August 7th – December 13th

Four months this time, then. Whatever.

Firstly, the bad news. For three of those four months, I’ve done nothing on the novel.

Secondly, the good news. I’ve written a sitcom pilot with a mate and submitted it to the BBC.

Thirdly, I’m going to see my careers consultant on Thursday for the first time in months.

Let’s look at each of these points individually for just a moment. I got the novel to a place where I wanted a couple of people to look at it. As I mentioned, the missus read it in August/September (30,000+ words versus 18,000 when I restarted). Whenever she reads my stuff she’s:

(a) Excited because she loves the fact that I’m actually writing (and this in turn is massively gratifying for me).
(b) Analytical. I feel honoured that it takes her longer to read my work than anyone else’s. Ordinarily she’s a scalded cat of a reader, polishing off 300-page roller-coaster novels on short-haul flights and tackling two pages before I’ve finished one if ever we’re reading the same passage in a book. But with mine she takes her time, savours, pauses, re-reads, digests. Because she’s also, in the nicest possible way…
(c) Critical. Would that character really say that? Why does she take that course of action when the other course is far easier? Isn’t that passage a bit derivative (I haven’t read Oliver Twist, OK)? Couldn’t you introduce more observational humour?
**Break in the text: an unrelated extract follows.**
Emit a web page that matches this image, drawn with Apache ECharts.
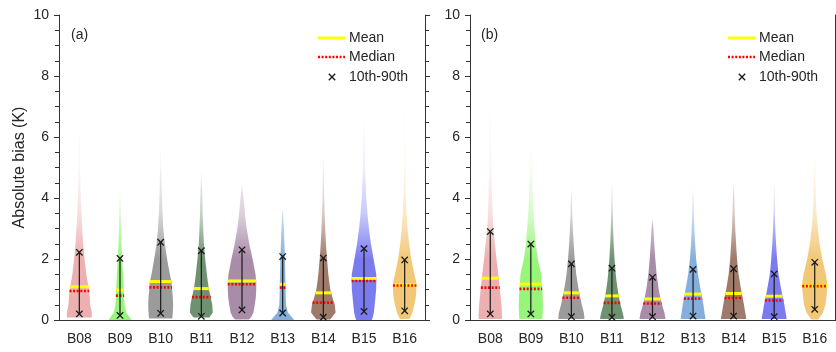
<!DOCTYPE html>
<html><head><meta charset="utf-8">
<script src="https://cdn.jsdelivr.net/npm/echarts@6/dist/echarts.min.js"></script>
<style>html,body{margin:0;padding:0;background:#fff}#c{width:836px;height:352px}</style>
</head><body><div id="c"></div><script>
// ---------------- data ----------------
const categories = ['B08','B09','B10','B11','B12','B13','B14','B15','B16'];
const yMin = 0, yMax = 10, yInterval = 2;
const bandColors = ['#ecb0b0','#98f57c','#9b9b9b','#6e9270','#a98ca8','#85aedb','#9e7a6a','#7b7bf0','#f2c878'];
// y levels at which violin densities were read
const densityLevels = [0,0.1,0.25,0.5,0.75,1,1.25,1.5,2,2.5,3,3.5,4,5,6,7,8];

// panel (a)
const aP10    = [0.20,0.15,0.22,0.12,0.33,0.23,0.09,0.28,0.30];
const aP90    = [2.22,2.02,2.55,2.27,2.30,2.08,2.03,2.34,1.97];
const aMean   = [1.09,0.98,1.26,1.03,1.28,1.17,0.89,1.36,1.15];
const aMedian = [0.95,0.80,1.07,0.75,1.17,1.06,0.57,1.28,1.13];
const aMin    = [0.08,0.00,0.05,0.08,0.02,0.00,0.02,0.00,0.03];
const aMax    = [6.1,4.4,5.7,4.9,4.4,3.6,5.4,6.6,7.4];
const aDensity = [
  [12,12,12,10.5,10,9.3,8,6.7,5,3.7,2.8,2,1.3,0.6,0.3],
  [11,9,6,4.4,4,3.8,3.4,3,2,1.5,1,0.7,0.4],
  [11,11.3,11.7,12,11.7,11,10.5,8.8,6.2,4,2.5,1.8,1.2,0.5],
  [7,8,11,10.5,9,7.3,6.3,5.3,3.7,2.5,1.8,1.3,1],
  [6,9,11,12.3,13.3,13.7,13.7,13,10.2,7,4.5,2.8,1.5],
  [11,8.7,5,3.2,3,2.8,2.7,2.5,2.2,1.7,1.2,0.5],
  [6,8.5,11.8,11,8.7,6.7,5.7,4.8,3.5,2.5,1.8,1.3,0.8,0.4],
  [7.5,8.5,9.5,10.3,11,11.7,11.9,11.8,9.2,6.7,4.7,3.3,2.2,1,0.5],
  [4,5.5,7.5,9.3,10.7,11.3,11.2,9.3,6.3,4.3,2.8,1.8,1.2,0.6,0.3,0.15]
];

// panel (b)
const bP10    = [0.20,0.20,0.11,0.09,0.11,0.13,0.13,0.11,0.35];
const bP90    = [2.90,2.49,1.84,1.70,1.40,1.66,1.68,1.51,1.89];
const bMean   = [1.37,1.18,0.89,0.79,0.69,0.85,0.87,0.78,1.12];
const bMedian = [1.06,1.02,0.73,0.56,0.54,0.70,0.72,0.64,1.11];
const bMin    = [0.03,0.03,0.03,0.03,0.03,0.03,0.03,0.03,0.02];
const bMax    = [8.0,5.6,4.3,4.6,3.3,4.4,4.5,4.5,5.5];
const bDensity = [
  [11.3,11.3,11.2,10.8,10,9.3,8.5,7.8,6,4.5,3,2.2,1.7,1,0.6,0.3],
  [11,11.2,11.5,11.7,11.5,11,10.5,10,6.7,4.7,3.5,2.5,1.8,0.8],
  [12.5,12.5,12,10,8.5,7,5.8,4.7,3.2,2.2,1.4,0.8,0.4],
  [11.3,11.3,10.3,8.3,6.8,5.5,4.5,3.7,2.5,1.7,1.1,0.7,0.4],
  [12.5,12.3,11.5,9.2,7.5,6,5,4,2.7,1.7,1],
  [12,11.8,11,10,8.6,7.3,6,4.7,3,2,1.3,0.8,0.4],
  [12.2,12,11.2,10,8.6,7.2,6,4.8,3.3,2.4,1.6,1.1,0.7],
  [12,11.8,11,9.8,8.3,6.8,5.5,4.2,2.8,1.8,1.1,0.6,0.35],
  [3,5,8,10.3,11.3,12,12,10.7,7.3,4.7,3,1.8,1.1,0.5]
];

// ---------------- helpers ----------------
const FONT = 'Liberation Sans, Arial, Helvetica, sans-serif';
const TXT = '#262626';
const AXC = '#333333';
const DMAX = 13.7;          // largest density value -> widest violin
const MAX_HALF = 0.35;      // widest half-width as a fraction of the band

function hexToRgb(h){ const n=parseInt(h.slice(1),16); return [(n>>16)&255,(n>>8)&255,n&255]; }
function rgba(h,a){ const c=hexToRgb(h); return 'rgba('+c[0]+','+c[1]+','+c[2]+','+a+')'; }

function profile(dens, minV, maxV){
  const pts = [];
  for (let k=0;k<dens.length;k++){ if (densityLevels[k] < maxV) pts.push([densityLevels[k], dens[k]]); }
  pts.push([maxV, 0]);
  return pts;
}
function densAt(pts, y){
  if (y <= pts[0][0]) return pts[0][1];
  for (let k=1;k<pts.length;k++){
    if (y <= pts[k][0]){
      const t=(y-pts[k-1][0])/(pts[k][0]-pts[k-1][0]);
      return pts[k-1][1]+t*(pts[k][1]-pts[k-1][1]);
    }
  }
  return 0;
}

function makeRender(P10,P90,MEAN,MED,MIN,MAX,DENS){
  return function(params, api){
    const i = params.dataIndex;
    const idx = api.value(0);
    const cx = api.coord([idx, 0])[0];
    const band = api.size([1, 0])[0];
    const scale = MAX_HALF*band/DMAX;
    const pts = profile(DENS[i], MIN[i], MAX[i]);
    const ys = [MIN[i]];
    pts.forEach(p => { if (p[0] > MIN[i]) ys.push(p[0]); });
    const right = [], left = [];
    ys.forEach(y => {
      const hw = densAt(pts, y)*scale;
      const py = api.coord([idx, y])[1];
      right.push([cx+hw, py]);
      left.unshift([cx-hw, py]);
    });
    const col = bandColors[i];
    const gy0 = api.coord([idx, 2.0])[1], gy1 = api.coord([idx, 8.0])[1];
    const fill = new echarts.graphic.LinearGradient(0, gy0, 0, gy1, [
      {offset:0, color: rgba(col,1)},
      {offset:0.25, color: rgba(col,0.4)},
      {offset:0.5, color: rgba(col,0.13)},
      {offset:1, color: rgba(col,0.02)}
    ], true);
    const children = [{
      type:'polygon', shape:{points: right.concat(left)}, style:{fill: fill}, silent:true
    }];
    const hline = (v, style) => {
      const hw = densAt(pts, v)*scale;
      const py = api.coord([idx, v])[1];
      children.push({type:'line', shape:{x1:cx-hw, y1:py, x2:cx+hw, y2:py}, style: style, silent:true});
    };
    hline(MEAN[i], {stroke:'#ffff00', lineWidth:3});
    hline(MED[i], {stroke:'#ff0000', lineWidth:2.6, lineDash:[2,1.6]});
    const y10 = api.coord([idx, P10[i]])[1], y90 = api.coord([idx, P90[i]])[1];
    children.push({type:'line', shape:{x1:cx, y1:y10, x2:cx, y2:y90}, style:{stroke:'#1a1a1a', lineWidth:1.2}, silent:true});
    const s = 3.2;
    [y10, y90].forEach(py => {
      children.push({type:'line', shape:{x1:cx-s, y1:py-s, x2:cx+s, y2:py+s}, style:{stroke:'#1a1a1a', lineWidth:1.3}, silent:true});
      children.push({type:'line', shape:{x1:cx-s, y1:py+s, x2:cx+s, y2:py-s}, style:{stroke:'#1a1a1a', lineWidth:1.3}, silent:true});
    });
    return {type:'group', children: children};
  };
}

function xAxes(gi){
  return [{
    type:'category', gridIndex:gi, data:categories, position:'bottom', boundaryGap:true,
    axisLine:{lineStyle:{color:AXC}}, axisTick:{alignWithLabel:true, length:5, lineStyle:{color:AXC}},
    axisLabel:{color:TXT, fontSize:14, fontFamily:FONT, margin:12}, splitLine:{show:false}
  },{
    type:'category', gridIndex:gi, data:categories, position:'top', boundaryGap:true,
    axisLine:{lineStyle:{color:AXC}}, axisTick:{alignWithLabel:true, length:5, lineStyle:{color:AXC}},
    axisLabel:{show:false}, splitLine:{show:false}
  }];
}
function yAxes(gi, withName){
  const base = {
    type:'value', gridIndex:gi, min:yMin, max:yMax, interval:yInterval,
    axisLine:{show:true, lineStyle:{color:AXC}}, axisTick:{show:true, length:5, lineStyle:{color:AXC}},
    minorTick:{show:true, splitNumber:4, length:4, lineStyle:{color:AXC}},
    splitLine:{show:false}
  };
  const left = Object.assign({}, base, {position:'left',
    axisLabel:{color:TXT, fontSize:14, fontFamily:FONT, margin:10}});
  if (withName){
    Object.assign(left, {name:'Absolute bias (K)', nameLocation:'middle', nameGap:31,
      nameTextStyle:{color:TXT, fontSize:16, fontFamily:FONT}});
  }
  const right = Object.assign({}, base, {position:'right', axisLabel:{show:false}});
  return [left, right];
}

function legendGraphics(dx){
  const g = [];
  g.push({type:'line', shape:{x1:318+dx, y1:38, x2:345+dx, y2:38}, style:{stroke:'#ffff00', lineWidth:3}});
  g.push({type:'line', shape:{x1:318+dx, y1:57, x2:345+dx, y2:57}, style:{stroke:'#ff0000', lineWidth:2.6, lineDash:[2,1.6]}});
  const cx = 332+dx, cy = 77, s = 3.2;
  g.push({type:'line', shape:{x1:cx-s, y1:cy-s, x2:cx+s, y2:cy+s}, style:{stroke:'#1a1a1a', lineWidth:1.3}});
  g.push({type:'line', shape:{x1:cx-s, y1:cy+s, x2:cx+s, y2:cy-s}, style:{stroke:'#1a1a1a', lineWidth:1.3}});
  [['Mean',38],['Median',57],['10th-90th',77]].forEach(t => {
    g.push({type:'text', x:349+dx, y:t[1], style:{text:t[0], fill:TXT, fontSize:14, fontFamily:FONT, verticalAlign:'middle', align:'left'}});
  });
  return g;
}

const chart = echarts.init(document.getElementById('c'), null, {renderer:'canvas'});
const dataIdx = categories.map((c,i)=>[i]);
chart.setOption({
  animation:false,
  backgroundColor:'#fff',
  grid:[
    {left:59, right:411, top:15, bottom:32},
    {left:470, right:1, top:15, bottom:32}
  ],
  xAxis: xAxes(0).concat(xAxes(1)),
  yAxis: yAxes(0,true).concat(yAxes(1,false)),
  series:[
    {type:'custom', xAxisIndex:0, yAxisIndex:0, data:dataIdx, encode:{x:0},
      renderItem: makeRender(aP10,aP90,aMean,aMedian,aMin,aMax,aDensity)},
    {type:'custom', xAxisIndex:2, yAxisIndex:2, data:dataIdx, encode:{x:0},
      renderItem: makeRender(bP10,bP90,bMean,bMedian,bMin,bMax,bDensity)}
  ],
  graphic: [
    {type:'text', x:71, y:35, style:{text:'(a)', fill:TXT, fontSize:14, fontFamily:FONT, verticalAlign:'middle'}},
    {type:'text', x:481, y:35, style:{text:'(b)', fill:TXT, fontSize:14, fontFamily:FONT, verticalAlign:'middle'}}
  ].concat(legendGraphics(0)).concat(legendGraphics(410))
});
</script></body></html>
I’m sure I’ll get better at not looking hurt or appearing defensive when she makes suggestions. Just might take a bit of time, that’s all. Alright, I’m promising nothing. Fact is, though, that I combed through the entire manuscript, making many (but not all) of the changes she suggested. That done, I forwarded it to my careers consultant.

Now, the sitcom. An article appeared over the summer in which BBC1’s Controller Danny Cohen made a plea for more scripts. Again, my wife was encouraging and, after an initial period of resistance from me (I have a novel to finish, don’t you know?), I decided to give it a bash with an old mate of mine. Said mate and I have a rich pedigree in BBC comedy. Who could forget Religious Fundamentalist Wrestling on BBC3’s New Comedy Talent? What’s that? You’ve never heard of it? Philistines.

Anyway, our sitcom is called Clever, Bitter, Middle-Aged. What to say about it? Well, it centres around three frustrated 40-year-olds, each of whom wants to escape the drudgery of his life. It’s full of swearing. And it features a healthy dollop of toilet- and poo-related humour. And the main thing is it was enormous fun to write. We’ve submitted it to the BBC and have been promised a response within….four months.

Finally, my careers consultant. I feel awful for having put her off for the last couple of months but, as she says, as long as I’m writing that’s the main thing. Now to explain to her the shifting sands of my recent writing and the attendant delay in the next stage of my novel.